But three weeks into his term, as Biden has worked deep into his Rolodex of world leaders without dialing Netanyahu’s Balfour Street office, much of Israel’s political class is ready to declare it a full-blown diplomatic snub. In the president’s “thundering silence,” some see a long-feared frosty tumble from the warm embrace Netanyahu enjoyed with Trump.
“Biden and his aides aim to tell Netanyahu, ‘You’re nothing special,’” security analyst Yossi Melman wrote in the daily Haaretz. “‘The personal connection and chemistry you had with Donald Trump not only fail to advance your standing in Washington, they’re an obstacle.’”
Officials in both capitals have dismissed the idea that Biden’s call log carries any coded rebuke of Israel or its head of government. The White House says that Biden is dialing region by region and that the Middle East is coming up.
The president’s first calls, to Mexico and Canada, and to European and Asian capitals, addressed issues including immigration, trade, climate change, NATO and containing China, according to reports. The White House has also been consumed by a raging pandemic and economic crisis.
“There’s no reason for any drama,” said Dan Shapiro, the U.S. ambassador to Israel during the Obama administration, who expects Netanyahu’s phone to ring soon. “Biden took office at a time of national emergency that no president has faced since FDR. The calls he has conducted reflect those priorities.”
Netanyahu himself downplayed the possibility that he was being slighted by the new president. The prime minister noted that he and Biden have known each other for decades and that he called Biden soon after he was declared the winner of the election in November.
“He is making calls to world leaders according to the order he sees fit,” Netanyahu said when questioned about Biden during an appearance with the Greek prime minister in Jerusalem this week. “The Israel-U.S. alliance is strong, and so is our friendship of almost 40 years, though we may not agree on everything.”
Asked about when Biden might place the call, White House press secretary Jen Psaki said Thursday that he “looks forward” to speaking with Netanyahu. “He’s obviously somebody that he has a long-standing relationship with, and obviously there’s an important relationship that the United States has with Israel on the security front and as a key partner in the region. But he’ll be talking with him soon,” Psaki said. She added that she did not have a specific date or time.

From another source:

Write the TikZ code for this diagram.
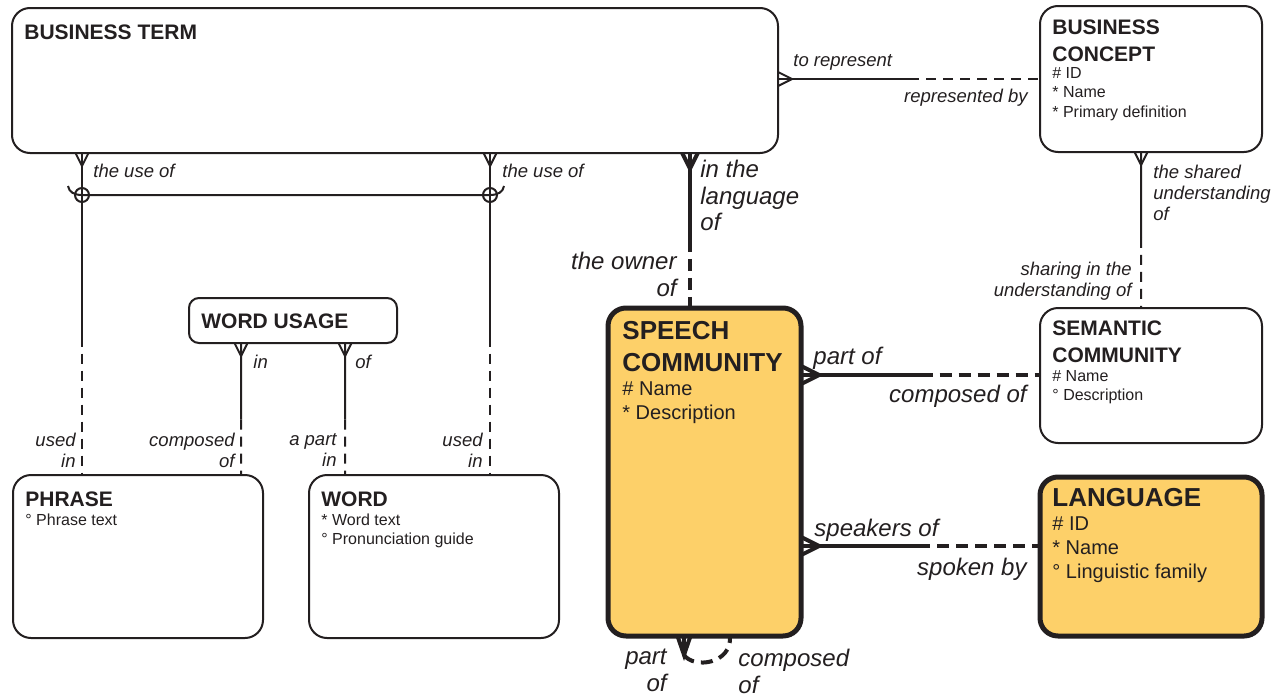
\documentclass[tikz,border=0pt]{standalone}
\usepackage{fontspec}
\setmainfont{Liberation Sans}
\usetikzlibrary{calc, positioning}

\definecolor{ink}{HTML}{231F20}
\definecolor{ochre}{HTML}{FDD069}

\tikzstyle{entity} = [rectangle, rounded corners=9pt, draw=ink, line width=1pt, fill=white, anchor=north west, inner sep=0pt, outer sep=0pt]
\tikzstyle{keyentity} = [entity, fill=ochre, line width=2.5pt]
\tikzstyle{title} = [inner sep=0pt, align=left, text=ink, font=\bfseries\fontsize{10.5}{13.5}\selectfont]
\tikzstyle{bigtitle} = [title, font=\bfseries\fontsize{13}{16}\selectfont]
\tikzstyle{attr} = [inner sep=0pt, align=left, text=ink, font=\fontsize{8}{9.75}\selectfont]
\tikzstyle{bigattr} = [attr, font=\fontsize{10}{12}\selectfont]
\tikzstyle{role} = [inner sep=0pt, text=ink, font=\itshape\fontsize{9.25}{10.5}\selectfont]
\tikzstyle{bigrole} = [role, font=\itshape\fontsize{12}{13.25}\selectfont]
\tikzstyle{must} = [draw=ink, line width=1pt]
\tikzstyle{may} = [must, dash pattern=on 5pt off 3.5pt]
\tikzstyle{mustthick} = [draw=ink, line width=2pt]
\tikzstyle{maythick} = [mustthick, dash pattern=on 6pt off 3.5pt]

% crow's feet, drawn in picture units
\tikzset{
  crowdown/.pic={\draw[pic actions] (-6.5,0) -- (0,13) -- (6.5,0);},
  crowright/.pic={\draw[pic actions] (0,-7) -- (14,0) -- (0,7);}
}

\begin{document}
\begin{tikzpicture}[x=0.5pt, y=-0.5pt]
\useasboundingbox (0,0) rectangle (1278,696);

        % entities
        \node (bt) [entity, minimum width=383pt, minimum height=72.5pt] at (12,8) {};
        \node (bc) [entity, minimum width=111pt, minimum height=73pt] at (1040,6) {};
        \node (wu) [entity, rounded corners=5pt, minimum width=104pt, minimum height=22.5pt] at (189,298) {};
        \node (phrase) [entity, minimum width=125pt, minimum height=81.5pt] at (13,475) {};
        \node (word) [entity, minimum width=125pt, minimum height=81.5pt] at (309,475) {};
        \node (sc) [keyentity, minimum width=96.5pt, minimum height=164pt] at (608,308) {};
        \node (sem) [entity, minimum width=111pt, minimum height=67.5pt] at (1040,308) {};
        \node (lang) [keyentity, minimum width=111pt, minimum height=79.5pt] at (1040,477) {};

        % entity texts
        \node (bttitle) [title, below right=8pt and 6pt of bt.north west] {BUSINESS TERM};
        \node (bctitle) [title, below right=6.5pt and 6pt of bc.north west] {BUSINESS\\CONCEPT};
        \node (bcattr) [attr, below right=30.5pt and 6pt of bc.north west] {\# ID\\* Name\\* Primary definition};
        \node (wutitle) [title, below right=7.5pt and 6pt of wu.north west] {WORD USAGE};
        \node (phrasetitle) [title, below right=8pt and 6pt of phrase.north west] {PHRASE};
        \node (phraseattr) [attr, below right=19pt and 6pt of phrase.north west] {° Phrase text};
        \node (wordtitle) [title, below right=8pt and 6pt of word.north west] {WORD};
        \node (wordattr) [attr, below right=19pt and 6pt of word.north west] {* Word text\\° Pronunciation guide};
        \node (sctitle) [bigtitle, below right=6.5pt and 7pt of sc.north west] {SPEECH\\COMMUNITY};
        \node (scattr) [bigattr, below right=36.5pt and 7pt of sc.north west] {\# Name\\* Description};
        \node (semtitle) [title, below right=6pt and 6pt of sem.north west] {SEMANTIC\\COMMUNITY};
        \node (semattr) [attr, below right=31pt and 6pt of sem.north west] {\# Name\\° Description};
        \node (langtitle) [bigtitle, below right=5.5pt and 6pt of lang.north west] {LANGUAGE};
        \node (langattr) [bigattr, below right=19.5pt and 6pt of lang.north west] {\# ID\\* Name\\° Linguistic family};

        % business term -- business concept
        \coordinate (rep1) at (bt.east |- bc.west);
        \coordinate (rep2) at (bc.west);
        \draw[must] (rep1) -- ($(rep1)!.5!(rep2)$);
        \draw[may] ($(rep1)!.5!(rep2)$) -- (rep2);
        \pic[must] at (rep1) {crowright};
        \node (torep) [role, anchor=north west] at (793,54) {to represent};
        \node (repby) [role, anchor=north east] at (1028,89) {represented by};

        % business concept -- semantic community
        \coordinate (sh1) at ([xshift=50.5pt]bc.south west);
        \coordinate (sh2) at (sh1 |- sem.north);
        \draw[must] (sh1) -- ($(sh1)!.55!(sh2)$);
        \draw[may] ($(sh1)!.55!(sh2)$) -- (sh2);
        \pic[must] at (sh1) {crowdown};
        \node (shared) [role, anchor=north west, align=left] at (1153,165) {the shared\\understanding\\of};
        \node (sharing) [role, anchor=north east, align=right] at (1132,262) {sharing in the\\understanding of};

        % business term -- speech community
        \coordinate (lg2) at ([xshift=41pt]sc.north west);
        \coordinate (lg1) at (lg2 |- bt.south);
        \draw[mustthick] (lg1) -- ($(lg1)!.56!(lg2)$);
        \draw[maythick] ($(lg1)!.56!(lg2)$) -- (lg2);
        \pic[mustthick, scale=1.2] at (lg1) {crowdown};
        \node (inlang) [bigrole, anchor=north west, align=left] at (700,160) {in the\\language\\of};
        \node (owner) [bigrole, anchor=north east, align=right] at (677,252) {the owner\\of};

        % speech community -- semantic community
        \coordinate (pt1) at ([yshift=-33.5pt]sc.north east);
        \coordinate (pt2) at (pt1 -| sem.west);
        \draw[mustthick] (pt1) -- ($(pt1)!.5!(pt2)$);
        \draw[maythick] ($(pt1)!.5!(pt2)$) -- (pt2);
        \pic[mustthick, scale=1.3] at (pt1) {crowright};
        \node (partof) [bigrole, anchor=north west] at (813,347) {part of};
        \node (compof) [bigrole, anchor=north east] at (1027,385) {composed of};

        % speech community -- language
        \coordinate (sp1) at ([yshift=-119pt]sc.north east);
        \coordinate (sp2) at (sp1 -| lang.west);
        \draw[mustthick] (sp1) -- ($(sp1)!.49!(sp2)$);
        \draw[maythick] ($(sp1)!.49!(sp2)$) -- (sp2);
        \pic[mustthick, scale=1.3] at (sp1) {crowright};
        \node (speakers) [bigrole, anchor=north west] at (814,519) {speakers of};
        \node (spoken) [bigrole, anchor=north east] at (1027,558) {spoken by};

        % speech community -- itself
        \coordinate (loop1) at ([xshift=38pt]sc.south west);
        \coordinate (loop2) at ([xshift=61pt]sc.south west);
        \coordinate (loop3) at ([yshift=-9.5pt]loop1);
        \pic[mustthick, yscale=1.45] at (loop1) {crowdown};
        \draw[mustthick] (loop1) -- (loop3);
        \draw[maythick] (loop3) .. controls ([shift={(10,14)}]loop3) and ([shift={(2,28)}]loop2) .. (loop2);
        \node (looppart) [bigrole, anchor=north east, align=right] at (667,649) {part\\of};
        \node (loopcomp) [bigrole, anchor=north west, align=left] at (738,649) {composed\\of};

        % word usage -- phrase, word usage -- word
        \coordinate (wp1) at ([xshift=26pt]wu.south west);
        \coordinate (wp2) at (wp1 |- phrase.north);
        \draw[must] (wp1) -- ($(wp1)!.58!(wp2)$);
        \draw[may] ($(wp1)!.58!(wp2)$) -- (wp2);
        \pic[must] at (wp1) {crowdown};
        \coordinate (ww1) at ([xshift=78pt]wu.south west);
        \coordinate (ww2) at (ww1 |- word.north);
        \draw[must] (ww1) -- ($(ww1)!.58!(ww2)$);
        \draw[may] ($(ww1)!.58!(ww2)$) -- (ww2);
        \pic[must] at (ww1) {crowdown};
        \node (wuin) [role, anchor=north west] at (253,355) {in};
        \node (wuof) [role, anchor=north west] at (355,355) {of};
        \node (phrcomp) [role, anchor=north east, align=right] at (235,433) {composed\\of};
        \node (wrdpart) [role, anchor=north east, align=right] at (337,433) {a part\\in};

        % business term -- phrase or word (exclusive arc)
        \coordinate (bp1) at ([xshift=35pt]bt.south west);
        \coordinate (bp2) at (bp1 |- phrase.north);
        \coordinate (bw1) at ([xshift=239pt]bt.south west);
        \coordinate (bw2) at (bw1 |- word.north);
        \draw[must] (bp1) -- ($(bp1)!.57!(bp2)$);
        \draw[may] ($(bp1)!.57!(bp2)$) -- (bp2);
        \draw[must] (bw1) -- ($(bw1)!.57!(bw2)$);
        \draw[may] ($(bw1)!.57!(bw2)$) -- (bw2);
        \pic[must] at (bp1) {crowdown};
        \pic[must] at (bw1) {crowdown};
        \coordinate (arcl) at ([yshift=-21pt]bp1);
        \coordinate (arcr) at ([yshift=-21pt]bw1);
        \draw[must] ([shift={(-14,-9)}]arcl) .. controls ([shift={(-13,-3)}]arcl) and ([shift={(-8,0)}]arcl) .. (arcl)
            -- (arcr) .. controls ([shift={(8,0)}]arcr) and ([shift={(13,-3)}]arcr) .. ([shift={(14,-9)}]arcr);
        \draw[must] (arcl) circle[radius=3.5pt];
        \draw[must] (arcr) circle[radius=3.5pt];
        \node (useof1) [role, anchor=north west] at (93,164) {the use of};
        \node (useof2) [role, anchor=north west] at (502,164) {the use of};
        \node (phrused) [role, anchor=north east, align=right] at (76,433) {used\\in};
        \node (wrdused) [role, anchor=north east, align=right] at (483,433) {used\\in};

\end{tikzpicture}
\end{document}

Netanyahu has built his image as a political colossus, in part by touting his speed-dial relationships with leaders around the world and in Washington in particular. In three previous elections, he boasted of commanding a near hotline to Trump via then-U.S. Ambassador David Friedman, the president’s former bankruptcy lawyer.

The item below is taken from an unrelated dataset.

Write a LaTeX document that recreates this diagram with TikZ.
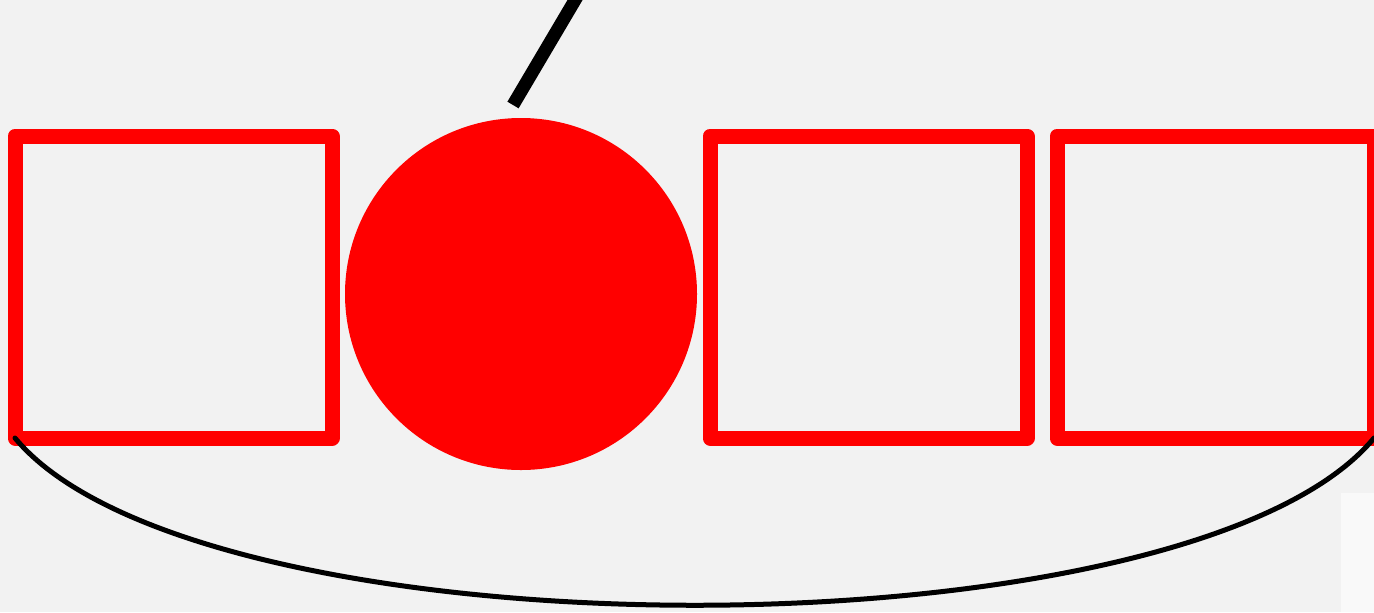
\documentclass[tikz,border=0pt]{standalone}
\usepackage{tikz}
\usetikzlibrary{positioning}
\definecolor{paper}{HTML}{F2F2F2}
\definecolor{paperlight}{HTML}{F9F9F9}
\definecolor{signal}{HTML}{FF0000}
\tikzset{
  frame/.style={draw=signal, line width=7.5pt, line join=round, minimum width=158.5pt, minimum height=151pt, inner sep=0pt, outer sep=0pt},
  ball/.style={circle, fill=signal, minimum size=176pt, inner sep=0pt, outer sep=0pt},
  stem/.style={draw, line width=6.5pt, black},
  loop/.style={draw, line width=2.5pt, black, line cap=round}
}

\begin{document}
\begin{tikzpicture}[x=0.5pt, y=-0.5pt]
\useasboundingbox (0,0) rectangle (1374,612);
\clip (0,0) rectangle (1374,612);
\fill[paper] (0,0) rectangle (1374,612);
\fill[paperlight] (1341,493) rectangle (1374,612);
% row of boxes with the ball
\node[frame] (box1) at (173.5,287) {};
\node[ball] (ball) at (521,294) {};
\node[frame, right=189pt of box1] (box2) {};
\node[frame, right=15pt of box2] (box3) {};
% stem above the ball
\coordinate (stem top) at (578,-5);
\coordinate (stem end) at (513,105);
\draw[stem] (stem end) -- (stem top);
% loop under the row
\draw[loop] (box1.south west) .. controls (200,661) and (1190,661) .. (box3.south east);
\end{tikzpicture}
\end{document}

The Trump White House seemed willing to help. Several major concessions to Netanyahu, such as supporting the annexation of the Golan Heights, were announced shortly before Israeli voters went to the polls.
“There is no doubt that he is not happy about this,” said Aviv Bushinsky, Netanyahu’s former chief of staff and media adviser. “I think Netanyahu will see it as a lack of respect.”
The U.S. Embassy in Jerusalem declined to comment.
The no-phone-call chatter reached a pitch Wednesday when Israel’s former United Nations envoy, Danny Danon, tweeted a list of countries that Biden has already called leaders of and attached a number for the prime minister’s office (one that had been disconnected, as it turned out). “Might it now be time to call the leader of Israel, the closest ally of the US?” he asked.
Those years were fraught with sniping over Jewish settlements in the West Bank, including the announcement of a major settlement expansion in the midst of a visit by then-Vice President Biden. The acrimony was capped when Obama chose not to veto an anti-settlement resolution in the U.N. Security Council at the end of his term.
Worries have only grown as the new president has populated many of his top diplomatic and security jobs with Obama alumni as well as Biden’s promise to resume nuclear negotiations with Iran, another point of friction from the previous era.
“It’s starting to sound like that old music again,” Bushinsky said.
While both sides have said the long personal relationship between two leaders who call each other “my old friend” will ease the tensions, the growing contretemps around the first phone call has confirmed fears that Israel has already slipped in importance.
Israelis, Bushinsky noted, are finely attuned to the standing accorded their leaders in the United States, by far Israel’s most important international partner. In non-pandemic times, the public here would be waiting for the prime minister’s first visit to Washington and poring over the details of protocol.
“Did they fire the cannons? Did he stay at Blair House? Israelis pay attention to these things,” Bushinsky said. “Now he can’t go there, but not even a phone call? It is an issue.”